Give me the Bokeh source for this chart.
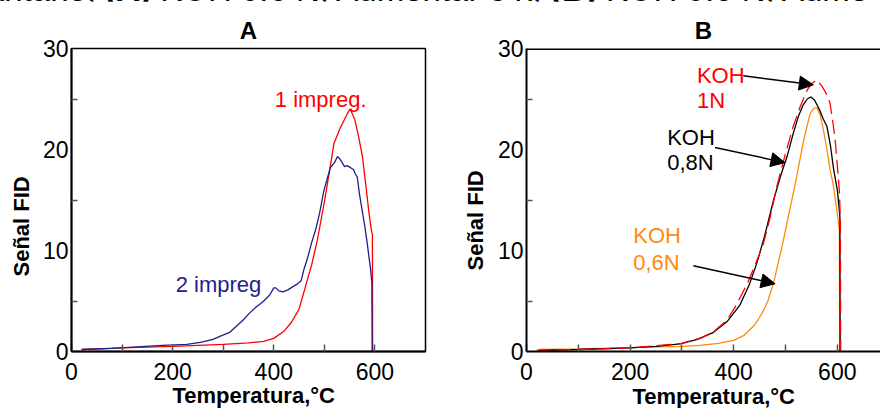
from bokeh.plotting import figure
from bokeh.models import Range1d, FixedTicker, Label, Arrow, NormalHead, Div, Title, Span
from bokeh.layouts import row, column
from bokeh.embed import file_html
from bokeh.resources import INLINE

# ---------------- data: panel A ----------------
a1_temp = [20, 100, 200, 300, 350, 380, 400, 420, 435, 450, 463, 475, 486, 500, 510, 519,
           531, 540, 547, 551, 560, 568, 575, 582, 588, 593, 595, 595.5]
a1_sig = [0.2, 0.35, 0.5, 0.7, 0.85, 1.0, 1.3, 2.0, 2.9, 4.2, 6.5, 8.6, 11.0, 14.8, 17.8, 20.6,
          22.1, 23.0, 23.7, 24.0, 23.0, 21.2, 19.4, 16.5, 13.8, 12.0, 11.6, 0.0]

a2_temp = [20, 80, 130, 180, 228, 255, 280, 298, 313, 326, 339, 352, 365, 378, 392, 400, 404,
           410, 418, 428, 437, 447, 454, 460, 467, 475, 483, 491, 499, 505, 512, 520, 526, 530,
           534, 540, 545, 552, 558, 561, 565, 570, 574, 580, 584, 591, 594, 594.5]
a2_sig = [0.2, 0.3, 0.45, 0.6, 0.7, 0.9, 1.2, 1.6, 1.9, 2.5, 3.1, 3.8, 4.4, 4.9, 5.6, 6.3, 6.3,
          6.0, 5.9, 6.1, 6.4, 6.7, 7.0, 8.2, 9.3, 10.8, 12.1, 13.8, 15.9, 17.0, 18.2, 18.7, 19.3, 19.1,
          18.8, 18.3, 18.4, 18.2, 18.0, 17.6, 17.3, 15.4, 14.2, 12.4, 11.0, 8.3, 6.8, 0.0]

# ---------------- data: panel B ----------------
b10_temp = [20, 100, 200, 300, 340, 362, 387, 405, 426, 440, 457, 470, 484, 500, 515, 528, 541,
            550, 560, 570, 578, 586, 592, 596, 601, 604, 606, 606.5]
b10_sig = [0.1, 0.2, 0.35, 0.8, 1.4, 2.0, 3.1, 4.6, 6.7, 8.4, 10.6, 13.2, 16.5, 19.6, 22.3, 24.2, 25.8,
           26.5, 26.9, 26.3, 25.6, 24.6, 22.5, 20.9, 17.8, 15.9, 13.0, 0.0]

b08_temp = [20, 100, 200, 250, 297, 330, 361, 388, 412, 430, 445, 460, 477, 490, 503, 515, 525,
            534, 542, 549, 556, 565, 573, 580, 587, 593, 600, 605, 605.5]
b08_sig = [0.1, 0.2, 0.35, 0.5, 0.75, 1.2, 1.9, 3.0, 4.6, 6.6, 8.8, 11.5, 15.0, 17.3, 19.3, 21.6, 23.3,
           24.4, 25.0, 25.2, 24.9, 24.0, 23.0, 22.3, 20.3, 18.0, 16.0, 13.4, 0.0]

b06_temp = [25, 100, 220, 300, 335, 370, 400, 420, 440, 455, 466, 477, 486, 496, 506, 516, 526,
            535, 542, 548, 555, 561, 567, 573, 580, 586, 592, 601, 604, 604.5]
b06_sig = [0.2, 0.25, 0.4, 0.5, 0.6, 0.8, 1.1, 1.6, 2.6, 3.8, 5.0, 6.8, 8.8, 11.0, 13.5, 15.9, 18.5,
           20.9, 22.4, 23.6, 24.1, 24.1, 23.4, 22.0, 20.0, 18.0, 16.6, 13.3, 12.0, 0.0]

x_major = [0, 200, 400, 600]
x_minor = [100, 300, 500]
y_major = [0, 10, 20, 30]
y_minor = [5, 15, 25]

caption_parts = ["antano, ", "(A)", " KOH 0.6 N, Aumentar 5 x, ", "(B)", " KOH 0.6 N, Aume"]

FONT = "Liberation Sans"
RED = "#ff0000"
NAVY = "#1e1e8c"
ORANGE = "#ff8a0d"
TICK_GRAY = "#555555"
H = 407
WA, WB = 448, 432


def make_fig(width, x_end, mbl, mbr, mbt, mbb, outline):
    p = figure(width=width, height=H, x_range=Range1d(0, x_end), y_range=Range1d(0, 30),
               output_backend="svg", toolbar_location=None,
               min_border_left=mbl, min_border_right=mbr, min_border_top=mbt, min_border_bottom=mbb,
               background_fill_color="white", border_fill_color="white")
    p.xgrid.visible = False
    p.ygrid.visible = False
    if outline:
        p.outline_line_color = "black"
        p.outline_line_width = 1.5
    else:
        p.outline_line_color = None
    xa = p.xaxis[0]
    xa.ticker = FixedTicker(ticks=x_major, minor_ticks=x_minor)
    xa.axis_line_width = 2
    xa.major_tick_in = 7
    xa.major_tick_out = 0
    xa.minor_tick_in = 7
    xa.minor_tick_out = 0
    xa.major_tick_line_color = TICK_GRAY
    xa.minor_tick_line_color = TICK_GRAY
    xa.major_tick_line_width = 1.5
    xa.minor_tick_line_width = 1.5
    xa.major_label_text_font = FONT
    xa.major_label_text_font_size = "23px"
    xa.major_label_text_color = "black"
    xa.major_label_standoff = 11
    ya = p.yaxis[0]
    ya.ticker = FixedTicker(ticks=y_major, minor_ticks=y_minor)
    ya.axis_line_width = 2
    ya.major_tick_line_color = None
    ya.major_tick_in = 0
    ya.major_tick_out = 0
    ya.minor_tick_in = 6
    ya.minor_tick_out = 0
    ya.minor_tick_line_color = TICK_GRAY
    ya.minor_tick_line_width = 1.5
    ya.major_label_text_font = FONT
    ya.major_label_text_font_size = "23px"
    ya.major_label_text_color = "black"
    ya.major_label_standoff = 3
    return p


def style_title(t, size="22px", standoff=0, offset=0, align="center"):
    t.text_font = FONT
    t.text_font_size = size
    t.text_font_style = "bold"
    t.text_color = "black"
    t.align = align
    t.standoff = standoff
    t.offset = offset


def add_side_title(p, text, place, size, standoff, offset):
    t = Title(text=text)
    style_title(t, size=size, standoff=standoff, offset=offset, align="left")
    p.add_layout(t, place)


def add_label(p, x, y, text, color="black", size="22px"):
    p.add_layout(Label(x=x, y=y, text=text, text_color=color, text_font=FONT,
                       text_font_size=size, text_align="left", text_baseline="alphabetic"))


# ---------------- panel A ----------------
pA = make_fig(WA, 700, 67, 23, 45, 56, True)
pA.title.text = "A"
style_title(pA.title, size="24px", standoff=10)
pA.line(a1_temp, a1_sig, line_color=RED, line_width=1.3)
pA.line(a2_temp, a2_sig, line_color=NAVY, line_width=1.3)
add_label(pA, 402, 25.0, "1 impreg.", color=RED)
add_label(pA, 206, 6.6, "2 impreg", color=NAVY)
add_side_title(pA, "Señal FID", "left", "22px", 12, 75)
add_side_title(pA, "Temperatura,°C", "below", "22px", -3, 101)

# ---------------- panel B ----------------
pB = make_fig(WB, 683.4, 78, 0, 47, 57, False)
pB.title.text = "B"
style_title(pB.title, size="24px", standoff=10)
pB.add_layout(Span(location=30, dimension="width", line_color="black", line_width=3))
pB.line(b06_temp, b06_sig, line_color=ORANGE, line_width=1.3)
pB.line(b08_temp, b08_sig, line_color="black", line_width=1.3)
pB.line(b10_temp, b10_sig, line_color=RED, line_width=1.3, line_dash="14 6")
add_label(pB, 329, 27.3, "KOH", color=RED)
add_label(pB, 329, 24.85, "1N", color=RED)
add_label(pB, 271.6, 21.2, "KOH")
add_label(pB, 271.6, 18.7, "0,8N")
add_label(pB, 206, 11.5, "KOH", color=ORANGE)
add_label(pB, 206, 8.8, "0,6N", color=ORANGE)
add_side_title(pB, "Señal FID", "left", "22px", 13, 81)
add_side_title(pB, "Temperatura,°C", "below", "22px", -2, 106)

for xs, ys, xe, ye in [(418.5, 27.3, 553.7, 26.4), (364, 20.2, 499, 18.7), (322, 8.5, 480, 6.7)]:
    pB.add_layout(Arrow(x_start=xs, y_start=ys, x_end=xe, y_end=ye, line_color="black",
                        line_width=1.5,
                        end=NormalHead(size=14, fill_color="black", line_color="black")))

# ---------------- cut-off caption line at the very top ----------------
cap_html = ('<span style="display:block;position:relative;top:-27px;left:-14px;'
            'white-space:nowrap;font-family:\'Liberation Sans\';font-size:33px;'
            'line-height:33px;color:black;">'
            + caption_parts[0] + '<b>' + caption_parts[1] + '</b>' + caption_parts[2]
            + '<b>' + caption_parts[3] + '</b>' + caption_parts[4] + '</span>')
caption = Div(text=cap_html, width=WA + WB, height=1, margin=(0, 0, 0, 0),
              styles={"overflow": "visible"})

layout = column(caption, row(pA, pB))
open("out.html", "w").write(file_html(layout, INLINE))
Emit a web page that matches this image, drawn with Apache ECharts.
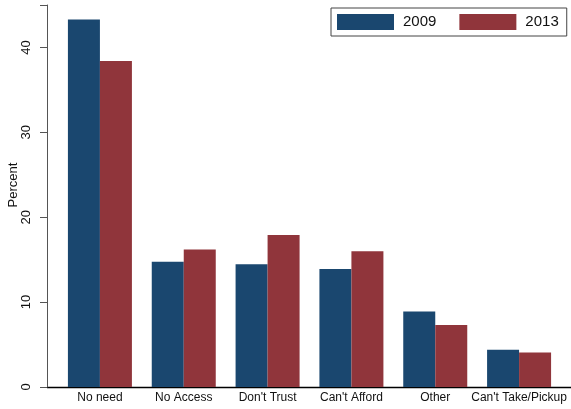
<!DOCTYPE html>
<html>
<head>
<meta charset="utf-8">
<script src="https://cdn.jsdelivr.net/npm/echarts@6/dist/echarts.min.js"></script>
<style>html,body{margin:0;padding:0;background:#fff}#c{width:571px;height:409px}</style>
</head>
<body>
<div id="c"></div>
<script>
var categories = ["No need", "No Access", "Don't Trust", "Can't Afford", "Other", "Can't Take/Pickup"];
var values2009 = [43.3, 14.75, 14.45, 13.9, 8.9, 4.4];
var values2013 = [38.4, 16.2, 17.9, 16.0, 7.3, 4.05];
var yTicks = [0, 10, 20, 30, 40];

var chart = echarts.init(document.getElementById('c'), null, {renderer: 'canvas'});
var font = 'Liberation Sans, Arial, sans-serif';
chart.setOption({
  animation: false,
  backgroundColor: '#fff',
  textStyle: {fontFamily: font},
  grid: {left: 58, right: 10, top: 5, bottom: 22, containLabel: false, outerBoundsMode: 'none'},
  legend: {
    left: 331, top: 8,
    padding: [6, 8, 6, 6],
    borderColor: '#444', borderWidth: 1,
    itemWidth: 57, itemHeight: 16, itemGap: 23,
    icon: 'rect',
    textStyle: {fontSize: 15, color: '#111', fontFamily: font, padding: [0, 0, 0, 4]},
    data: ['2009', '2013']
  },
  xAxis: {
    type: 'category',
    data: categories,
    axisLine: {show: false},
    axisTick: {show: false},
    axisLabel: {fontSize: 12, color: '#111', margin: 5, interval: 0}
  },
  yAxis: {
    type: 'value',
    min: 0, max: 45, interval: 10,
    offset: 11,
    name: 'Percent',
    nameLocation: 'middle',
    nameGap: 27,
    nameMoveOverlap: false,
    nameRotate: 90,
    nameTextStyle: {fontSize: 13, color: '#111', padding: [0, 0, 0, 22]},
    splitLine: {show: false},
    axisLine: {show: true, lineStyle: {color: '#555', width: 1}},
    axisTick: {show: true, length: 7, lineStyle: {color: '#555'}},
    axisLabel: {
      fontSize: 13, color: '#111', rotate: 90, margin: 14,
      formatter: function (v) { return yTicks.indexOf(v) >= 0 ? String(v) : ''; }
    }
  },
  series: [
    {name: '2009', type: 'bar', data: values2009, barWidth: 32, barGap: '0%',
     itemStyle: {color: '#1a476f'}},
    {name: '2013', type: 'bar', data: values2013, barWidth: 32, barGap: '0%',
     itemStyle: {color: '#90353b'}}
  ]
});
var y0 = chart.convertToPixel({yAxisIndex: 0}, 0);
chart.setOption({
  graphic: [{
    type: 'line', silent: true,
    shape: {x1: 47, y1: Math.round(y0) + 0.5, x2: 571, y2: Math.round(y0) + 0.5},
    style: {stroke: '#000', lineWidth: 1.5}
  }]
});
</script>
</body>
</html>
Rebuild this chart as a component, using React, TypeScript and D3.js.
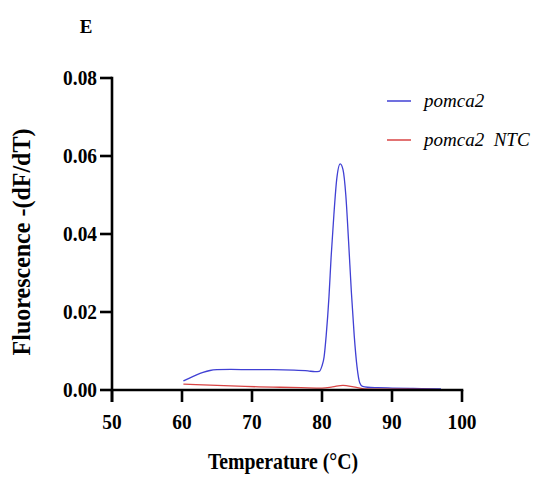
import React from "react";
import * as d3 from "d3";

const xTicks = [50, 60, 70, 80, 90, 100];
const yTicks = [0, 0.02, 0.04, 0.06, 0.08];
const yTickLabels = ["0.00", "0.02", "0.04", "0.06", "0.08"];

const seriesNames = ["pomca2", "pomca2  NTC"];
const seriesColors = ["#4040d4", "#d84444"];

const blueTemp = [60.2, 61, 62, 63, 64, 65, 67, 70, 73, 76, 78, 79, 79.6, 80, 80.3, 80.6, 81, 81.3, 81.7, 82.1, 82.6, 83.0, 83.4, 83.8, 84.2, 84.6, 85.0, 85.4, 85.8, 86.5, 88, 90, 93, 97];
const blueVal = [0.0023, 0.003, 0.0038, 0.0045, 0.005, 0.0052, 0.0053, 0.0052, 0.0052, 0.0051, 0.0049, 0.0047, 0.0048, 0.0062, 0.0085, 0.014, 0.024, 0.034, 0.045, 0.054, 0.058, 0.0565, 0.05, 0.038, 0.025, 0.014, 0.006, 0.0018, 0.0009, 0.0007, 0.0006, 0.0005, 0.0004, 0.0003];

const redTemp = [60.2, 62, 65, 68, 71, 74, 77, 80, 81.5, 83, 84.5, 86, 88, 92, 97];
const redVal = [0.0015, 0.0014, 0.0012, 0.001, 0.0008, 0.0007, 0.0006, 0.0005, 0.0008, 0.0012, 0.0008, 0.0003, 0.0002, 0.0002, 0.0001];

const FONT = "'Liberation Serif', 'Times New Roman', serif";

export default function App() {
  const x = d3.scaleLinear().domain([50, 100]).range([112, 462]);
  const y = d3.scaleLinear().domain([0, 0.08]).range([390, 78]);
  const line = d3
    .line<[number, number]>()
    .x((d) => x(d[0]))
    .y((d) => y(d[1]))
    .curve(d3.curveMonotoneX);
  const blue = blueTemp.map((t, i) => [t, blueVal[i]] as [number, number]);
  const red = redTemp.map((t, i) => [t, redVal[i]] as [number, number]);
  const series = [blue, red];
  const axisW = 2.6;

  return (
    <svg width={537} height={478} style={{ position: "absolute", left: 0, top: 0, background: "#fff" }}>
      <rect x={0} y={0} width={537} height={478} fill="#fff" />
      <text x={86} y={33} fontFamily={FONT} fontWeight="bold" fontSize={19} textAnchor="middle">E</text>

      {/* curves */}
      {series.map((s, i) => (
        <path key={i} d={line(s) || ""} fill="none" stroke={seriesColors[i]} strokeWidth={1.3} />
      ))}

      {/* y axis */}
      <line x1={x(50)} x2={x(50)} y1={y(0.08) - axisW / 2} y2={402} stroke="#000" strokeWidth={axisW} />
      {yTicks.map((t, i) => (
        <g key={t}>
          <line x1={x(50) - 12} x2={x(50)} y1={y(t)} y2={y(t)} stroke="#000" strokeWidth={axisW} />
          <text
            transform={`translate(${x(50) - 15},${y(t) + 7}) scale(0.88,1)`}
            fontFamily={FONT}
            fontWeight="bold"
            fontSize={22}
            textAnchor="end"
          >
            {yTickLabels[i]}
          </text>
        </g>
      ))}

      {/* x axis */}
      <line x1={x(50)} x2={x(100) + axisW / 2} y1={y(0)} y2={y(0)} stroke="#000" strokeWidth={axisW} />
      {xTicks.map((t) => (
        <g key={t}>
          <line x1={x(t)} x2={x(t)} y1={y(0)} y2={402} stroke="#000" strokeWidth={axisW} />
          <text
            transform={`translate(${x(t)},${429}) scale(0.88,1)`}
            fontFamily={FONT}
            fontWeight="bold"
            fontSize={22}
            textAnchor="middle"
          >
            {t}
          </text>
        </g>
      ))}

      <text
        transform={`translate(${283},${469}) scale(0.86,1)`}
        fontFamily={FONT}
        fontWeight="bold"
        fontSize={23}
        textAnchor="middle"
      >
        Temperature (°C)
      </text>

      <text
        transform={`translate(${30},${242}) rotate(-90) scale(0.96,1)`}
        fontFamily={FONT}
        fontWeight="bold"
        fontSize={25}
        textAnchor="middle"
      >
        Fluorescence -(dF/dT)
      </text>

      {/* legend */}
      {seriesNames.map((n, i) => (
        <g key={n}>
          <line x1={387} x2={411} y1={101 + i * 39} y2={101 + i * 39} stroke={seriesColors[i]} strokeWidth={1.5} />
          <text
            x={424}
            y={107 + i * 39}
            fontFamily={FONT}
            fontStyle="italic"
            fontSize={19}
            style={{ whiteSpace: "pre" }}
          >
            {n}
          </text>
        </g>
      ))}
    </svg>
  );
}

◇ ◇ ◇ ◇ ◇ ◇ ◇

Aim:
Without the pictures, give again only the lines beginning at the line that contains "Rebuild this chart" and stopping after the line that contains "0.0005, 0.0004, 0.0003];", exactly as written.

Written solution:
Rebuild this chart as a component, using React, TypeScript and D3.js.
import React from "react";
import * as d3 from "d3";

const xTicks = [50, 60, 70, 80, 90, 100];
const yTicks = [0, 0.02, 0.04, 0.06, 0.08];
const yTickLabels = ["0.00", "0.02", "0.04", "0.06", "0.08"];

const seriesNames = ["pomca2", "pomca2  NTC"];
const seriesColors = ["#4040d4", "#d84444"];

const blueTemp = [60.2, 61, 62, 63, 64, 65, 67, 70, 73, 76, 78, 79, 79.6, 80, 80.3, 80.6, 81, 81.3, 81.7, 82.1, 82.6, 83.0, 83.4, 83.8, 84.2, 84.6, 85.0, 85.4, 85.8, 86.5, 88, 90, 93, 97];
const blueVal = [0.0023, 0.003, 0.0038, 0.0045, 0.005, 0.0052, 0.0053, 0.0052, 0.0052, 0.0051, 0.0049, 0.0047, 0.0048, 0.0062, 0.0085, 0.014, 0.024, 0.034, 0.045, 0.054, 0.058, 0.0565, 0.05, 0.038, 0.025, 0.014, 0.006, 0.0018, 0.0009, 0.0007, 0.0006, 0.0005, 0.0004, 0.0003];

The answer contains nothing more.